I asked my boss: "Has anybody ever done any scientific studies of these caves?" And he said: "Yeah, a few years ago some people went out to four or five cave pools and didn't find a single thing and decided they were abiotic lifeless environments." That didn't seem logical to me, so I took it on as personal challenge.
When my friends and I started diving these caves, we found a layer of fresh or brackish water at the surface. But when you got 10 or 15 feet underwater, the water became fully marine. It was down in these deeper salty waters that there was a fantastic variety of organisms. The key to discovery in the caves was diving. You couldn't access these unique habitats in any other way.
So when we began diving, we found all sorts of strange, cave-adapted marine life. One, for example, I sent to a colleague who was an eminent curator at the Smithsonian Institution in Washington. He was an expert in all sorts of different crustaceans, his job was to classify rare crustaceans. So he'd seen a little bit of everything for the last 30 or 40 years. When I sent him these, he said: "I've never seen anything remotely like this."
Were you the only person researching caves as a diver at that time?
There were several other people independently who were doing some of the same sorts of things that I did. But it wasn't very common.
Part of the reason why is the technology. Cave diving is very different from open water diving. In open water, if you have problems with your gear, you simply swim up to the surface. In a cave you could be many hundreds or thousands of feet into the cave, not necessarily deep but a long way in with a rock ceiling over your head. You can't go straight up. You have to go back the way you came in. So you have to have air and know which way is the way back out.
Cave diving is very different from open water diving. In open water, if you have problems with your gear, you simply swim up to the surface.
There's a lot of specialized technology that's unique for cave diving. This was developed by accident analysis -- where people looked at why people died in caves, what did they do wrong and how can we prevent such tragic results? In Florida alone, there have been nearly 500 fatalities in underwater caves in early stage development. It was incredibly dangerous.
So there are many thousands of caves that have never been scientifically explored or investigated. Even in the caves we know, we find new organisms. We still need to study the ecology, behavior, and food webs in the caves. We don't fully know how animals live in these lightless, food poor, and oxygen depleted environments, what adaptations have happened to the nervous system, where the ability to detect chemicals in the water comes from. There's no light, so vision is out of the question. Most cave animals are blind and have no pigmentation. So as soon as they go out of the cave, they get picked off by other predators like fish or birds.
So when you go on a cave dive, what gear do you need to bring with you?
You first need to know where you're going to. The type of cave, size of passage and water depth are all going to play a role in the selection of equipment.

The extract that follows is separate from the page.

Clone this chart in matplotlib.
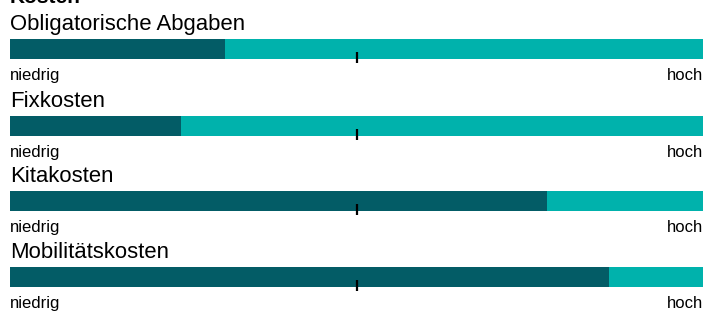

When cave diving started with normal open water divers, they had tanks on their backs. But because we need more air in caves, you carry significantly more. You need double tanks. How many hours' worth depends on the cave, your breathing rate and the water depth.
Sometimes I may do a recon dive ahead of time if i'm going to a remote spot. So I'm gonna stick my head in and look around a bit and see if I need to set up for a longer deeper dive.
But typically we use double tanks, either the standard aluminum tank that's used by most scuba divers or high volume steel tanks. They can either be worn on our back, manifolded together with two separate regulators, so if one fails, you can turn off that regulator and still have all the gas in both tanks. It's important to have redundant equipment, allowing for failure of one part that doesn't totally end in your extinction.
That's the way we started cave diving historically.
But then changes came about for several different reasons, either carrying two tanks to a far off cave is very heavy, or there were places in the caves that were cracks only 12 inches high but 8 or 10 feet wide so that you couldn't get through with tanks on your back. The solution to these problems involves using two single tanks, one under each arm, a technique called side-mount cave diving. It's very comfortable. It takes the weight off your back and you feel like almost like you have no equipment on.
A lot of cave divers now have switched over to diving side mount and that allows them to go through narrow slots and cracks. They're more accessible. The butt of the tank is clipped on near your waist and the valve where the regulator is up on your chest. So you can actually unclip your tank, swing it around 180 degrees, and push it through a small hole in front of you. That way you can squeeze through very tiny places that you wouldn't be able to get through otherwise.
Are there different rules for planning use of your air supply when you're diving in a cave?
This was also determined through accident analysis. You use no more than one-third of your air on your way in. At that point, you turn around and start back out. So you have one-third to get out and one-third left for handling emergencies. You never go further into the cave than one-third of your gas supply.
That's why we need two tanks; this provides not only extra air, but also redundancy. With one tank, you wouldn't get very far. So in theory, using only one third of your air, you have plenty left for exiting the cave. Unless there's a problem and you have to share gas with your buddy, or you've stirred up the sediment and you can't see your hand in front of your face so you have to follow the line on the way out. In either case, your breathing rate goes up. The faster you breathe, the more air you use, so you might not have enough gas to get out of the cave alive.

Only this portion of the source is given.